Written task: Below are some entries. Transcribe the lines from the one holding "Give me the TikZ source for this diagram." to the one holding "(abbau) at (357,581)", inclusive, but not the pictures among them.

** start of Exercise data **

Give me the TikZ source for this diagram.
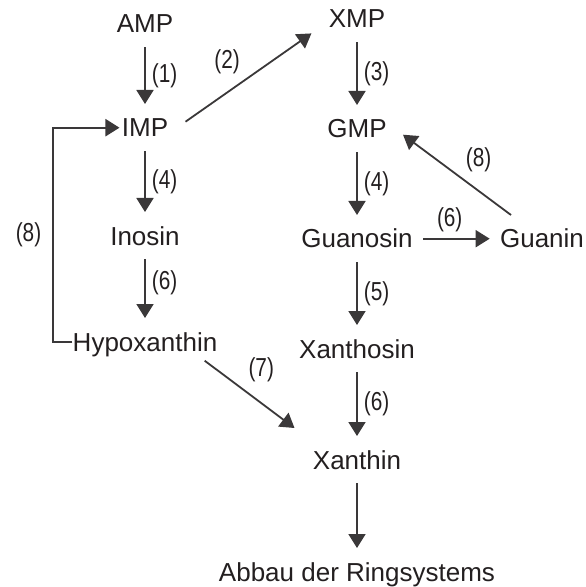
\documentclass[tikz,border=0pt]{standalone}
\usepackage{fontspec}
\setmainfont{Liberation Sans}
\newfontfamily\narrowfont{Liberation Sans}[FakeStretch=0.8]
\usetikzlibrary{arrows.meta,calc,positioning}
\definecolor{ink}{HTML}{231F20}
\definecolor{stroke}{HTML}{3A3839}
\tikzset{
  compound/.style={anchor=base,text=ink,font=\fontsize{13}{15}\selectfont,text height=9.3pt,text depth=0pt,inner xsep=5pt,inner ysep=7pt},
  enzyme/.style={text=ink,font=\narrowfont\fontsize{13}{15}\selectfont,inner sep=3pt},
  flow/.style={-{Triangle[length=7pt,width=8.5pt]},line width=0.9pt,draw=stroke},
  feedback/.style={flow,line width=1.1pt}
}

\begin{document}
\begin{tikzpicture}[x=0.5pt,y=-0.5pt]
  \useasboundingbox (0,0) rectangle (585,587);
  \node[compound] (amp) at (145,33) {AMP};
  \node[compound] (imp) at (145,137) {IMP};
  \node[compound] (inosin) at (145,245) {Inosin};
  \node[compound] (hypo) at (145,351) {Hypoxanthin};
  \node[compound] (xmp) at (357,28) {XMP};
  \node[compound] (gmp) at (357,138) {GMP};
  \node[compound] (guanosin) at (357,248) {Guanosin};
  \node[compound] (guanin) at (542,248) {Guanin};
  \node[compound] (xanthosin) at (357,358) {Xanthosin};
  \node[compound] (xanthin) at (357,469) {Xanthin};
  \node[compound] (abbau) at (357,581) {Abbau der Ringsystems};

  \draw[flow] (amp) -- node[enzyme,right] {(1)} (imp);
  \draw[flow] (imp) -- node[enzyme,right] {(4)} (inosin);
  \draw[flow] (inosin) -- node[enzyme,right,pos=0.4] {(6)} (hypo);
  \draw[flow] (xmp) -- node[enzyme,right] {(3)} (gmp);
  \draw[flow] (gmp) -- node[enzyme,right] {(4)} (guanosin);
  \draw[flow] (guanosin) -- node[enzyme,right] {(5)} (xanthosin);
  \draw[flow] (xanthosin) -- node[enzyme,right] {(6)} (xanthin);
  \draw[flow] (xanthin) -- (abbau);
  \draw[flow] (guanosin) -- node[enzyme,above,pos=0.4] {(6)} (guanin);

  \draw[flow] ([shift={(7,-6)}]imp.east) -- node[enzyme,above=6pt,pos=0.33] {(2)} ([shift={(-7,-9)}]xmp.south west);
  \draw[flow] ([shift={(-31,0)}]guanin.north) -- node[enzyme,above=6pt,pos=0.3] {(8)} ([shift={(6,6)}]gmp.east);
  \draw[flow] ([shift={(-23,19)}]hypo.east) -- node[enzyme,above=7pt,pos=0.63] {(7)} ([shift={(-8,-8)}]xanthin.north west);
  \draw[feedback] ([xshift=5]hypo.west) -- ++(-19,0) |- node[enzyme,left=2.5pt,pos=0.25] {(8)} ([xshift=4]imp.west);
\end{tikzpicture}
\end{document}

** end of Exercise data **
** start of Exercise data **

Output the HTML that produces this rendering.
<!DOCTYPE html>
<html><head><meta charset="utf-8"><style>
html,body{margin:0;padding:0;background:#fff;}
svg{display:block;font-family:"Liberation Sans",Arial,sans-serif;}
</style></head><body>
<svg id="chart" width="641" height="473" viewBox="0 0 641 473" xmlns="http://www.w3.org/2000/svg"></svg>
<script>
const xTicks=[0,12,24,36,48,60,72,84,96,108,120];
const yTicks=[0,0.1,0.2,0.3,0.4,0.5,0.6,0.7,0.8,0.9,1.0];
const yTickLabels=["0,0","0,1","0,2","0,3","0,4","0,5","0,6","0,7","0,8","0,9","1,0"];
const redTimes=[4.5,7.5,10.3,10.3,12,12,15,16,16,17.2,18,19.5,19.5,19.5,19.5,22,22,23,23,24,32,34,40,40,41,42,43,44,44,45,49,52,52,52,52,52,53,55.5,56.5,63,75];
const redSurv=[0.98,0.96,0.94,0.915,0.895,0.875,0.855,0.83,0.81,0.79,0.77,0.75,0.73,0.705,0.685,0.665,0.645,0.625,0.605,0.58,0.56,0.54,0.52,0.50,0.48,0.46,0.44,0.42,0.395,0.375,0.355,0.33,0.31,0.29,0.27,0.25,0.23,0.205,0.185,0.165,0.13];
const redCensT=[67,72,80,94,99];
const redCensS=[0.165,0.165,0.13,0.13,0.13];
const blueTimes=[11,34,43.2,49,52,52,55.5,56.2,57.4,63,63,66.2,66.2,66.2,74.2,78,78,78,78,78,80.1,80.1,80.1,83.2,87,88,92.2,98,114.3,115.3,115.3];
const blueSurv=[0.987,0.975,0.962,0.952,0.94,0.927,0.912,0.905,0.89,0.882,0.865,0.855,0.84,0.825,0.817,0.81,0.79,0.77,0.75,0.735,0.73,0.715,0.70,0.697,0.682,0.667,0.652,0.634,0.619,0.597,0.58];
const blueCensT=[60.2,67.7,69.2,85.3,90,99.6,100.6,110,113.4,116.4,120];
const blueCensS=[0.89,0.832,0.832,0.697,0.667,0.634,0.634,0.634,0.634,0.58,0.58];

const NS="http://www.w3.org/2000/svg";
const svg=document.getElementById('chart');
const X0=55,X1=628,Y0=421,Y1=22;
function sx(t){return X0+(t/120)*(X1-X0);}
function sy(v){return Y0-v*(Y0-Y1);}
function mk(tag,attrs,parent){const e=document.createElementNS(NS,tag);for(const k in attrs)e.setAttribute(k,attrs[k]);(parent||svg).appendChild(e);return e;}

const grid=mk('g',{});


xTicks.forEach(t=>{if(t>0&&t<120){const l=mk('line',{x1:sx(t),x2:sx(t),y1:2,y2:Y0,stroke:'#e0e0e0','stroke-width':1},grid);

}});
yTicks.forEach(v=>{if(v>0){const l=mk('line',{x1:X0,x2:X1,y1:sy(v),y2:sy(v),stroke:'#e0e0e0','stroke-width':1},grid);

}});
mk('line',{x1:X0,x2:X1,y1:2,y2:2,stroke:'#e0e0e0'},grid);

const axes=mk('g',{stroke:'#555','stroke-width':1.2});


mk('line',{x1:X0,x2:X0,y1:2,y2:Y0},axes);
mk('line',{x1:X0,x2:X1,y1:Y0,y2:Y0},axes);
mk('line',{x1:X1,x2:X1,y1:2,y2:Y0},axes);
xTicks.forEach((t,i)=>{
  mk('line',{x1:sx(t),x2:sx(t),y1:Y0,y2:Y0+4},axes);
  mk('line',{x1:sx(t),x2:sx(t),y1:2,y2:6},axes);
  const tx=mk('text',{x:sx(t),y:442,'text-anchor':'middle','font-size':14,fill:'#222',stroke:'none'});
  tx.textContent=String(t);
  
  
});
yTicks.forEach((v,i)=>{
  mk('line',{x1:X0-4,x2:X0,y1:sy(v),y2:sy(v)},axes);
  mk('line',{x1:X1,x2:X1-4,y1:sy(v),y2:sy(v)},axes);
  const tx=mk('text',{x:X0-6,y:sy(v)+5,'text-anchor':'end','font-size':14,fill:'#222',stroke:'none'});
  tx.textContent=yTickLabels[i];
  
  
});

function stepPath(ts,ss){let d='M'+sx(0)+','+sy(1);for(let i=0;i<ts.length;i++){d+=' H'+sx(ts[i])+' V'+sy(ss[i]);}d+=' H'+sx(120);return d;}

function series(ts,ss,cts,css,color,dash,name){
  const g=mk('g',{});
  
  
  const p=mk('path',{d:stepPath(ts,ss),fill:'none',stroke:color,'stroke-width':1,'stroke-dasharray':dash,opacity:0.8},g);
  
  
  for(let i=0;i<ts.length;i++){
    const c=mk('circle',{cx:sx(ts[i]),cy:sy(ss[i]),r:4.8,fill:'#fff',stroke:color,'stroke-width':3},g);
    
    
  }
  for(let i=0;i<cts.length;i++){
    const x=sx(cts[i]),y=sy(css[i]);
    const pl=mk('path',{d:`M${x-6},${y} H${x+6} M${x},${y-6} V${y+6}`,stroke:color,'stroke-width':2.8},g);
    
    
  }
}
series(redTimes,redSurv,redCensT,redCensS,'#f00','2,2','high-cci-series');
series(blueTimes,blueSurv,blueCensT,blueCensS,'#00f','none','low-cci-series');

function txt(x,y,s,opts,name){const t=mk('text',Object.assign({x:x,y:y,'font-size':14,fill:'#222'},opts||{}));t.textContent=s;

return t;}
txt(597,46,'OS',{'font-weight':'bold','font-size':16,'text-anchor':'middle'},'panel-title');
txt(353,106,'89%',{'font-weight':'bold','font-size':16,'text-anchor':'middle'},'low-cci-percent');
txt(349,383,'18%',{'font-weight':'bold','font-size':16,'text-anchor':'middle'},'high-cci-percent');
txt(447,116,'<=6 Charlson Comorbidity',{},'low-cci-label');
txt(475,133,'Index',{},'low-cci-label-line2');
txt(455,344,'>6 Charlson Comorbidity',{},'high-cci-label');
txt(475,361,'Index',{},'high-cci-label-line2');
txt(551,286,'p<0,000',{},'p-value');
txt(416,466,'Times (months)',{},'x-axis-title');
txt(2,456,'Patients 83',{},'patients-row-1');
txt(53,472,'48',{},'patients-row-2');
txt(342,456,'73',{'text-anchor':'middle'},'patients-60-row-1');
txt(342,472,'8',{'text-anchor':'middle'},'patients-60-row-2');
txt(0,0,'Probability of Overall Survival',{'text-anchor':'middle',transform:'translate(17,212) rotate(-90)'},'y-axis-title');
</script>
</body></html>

** end of Exercise data **

Solution for this problem:
Give me the TikZ source for this diagram.
\documentclass[tikz,border=0pt]{standalone}
\usepackage{fontspec}
\setmainfont{Liberation Sans}
\newfontfamily\narrowfont{Liberation Sans}[FakeStretch=0.8]
\usetikzlibrary{arrows.meta,calc,positioning}
\definecolor{ink}{HTML}{231F20}
\definecolor{stroke}{HTML}{3A3839}
\tikzset{
  compound/.style={anchor=base,text=ink,font=\fontsize{13}{15}\selectfont,text height=9.3pt,text depth=0pt,inner xsep=5pt,inner ysep=7pt},
  enzyme/.style={text=ink,font=\narrowfont\fontsize{13}{15}\selectfont,inner sep=3pt},
  flow/.style={-{Triangle[length=7pt,width=8.5pt]},line width=0.9pt,draw=stroke},
  feedback/.style={flow,line width=1.1pt}
}

\begin{document}
\begin{tikzpicture}[x=0.5pt,y=-0.5pt]
  \useasboundingbox (0,0) rectangle (585,587);
  \node[compound] (amp) at (145,33) {AMP};
  \node[compound] (imp) at (145,137) {IMP};
  \node[compound] (inosin) at (145,245) {Inosin};
  \node[compound] (hypo) at (145,351) {Hypoxanthin};
  \node[compound] (xmp) at (357,28) {XMP};
  \node[compound] (gmp) at (357,138) {GMP};
  \node[compound] (guanosin) at (357,248) {Guanosin};
  \node[compound] (guanin) at (542,248) {Guanin};
  \node[compound] (xanthosin) at (357,358) {Xanthosin};
  \node[compound] (xanthin) at (357,469) {Xanthin};
  \node[compound] (abbau) at (357,581) {Abbau der Ringsystems};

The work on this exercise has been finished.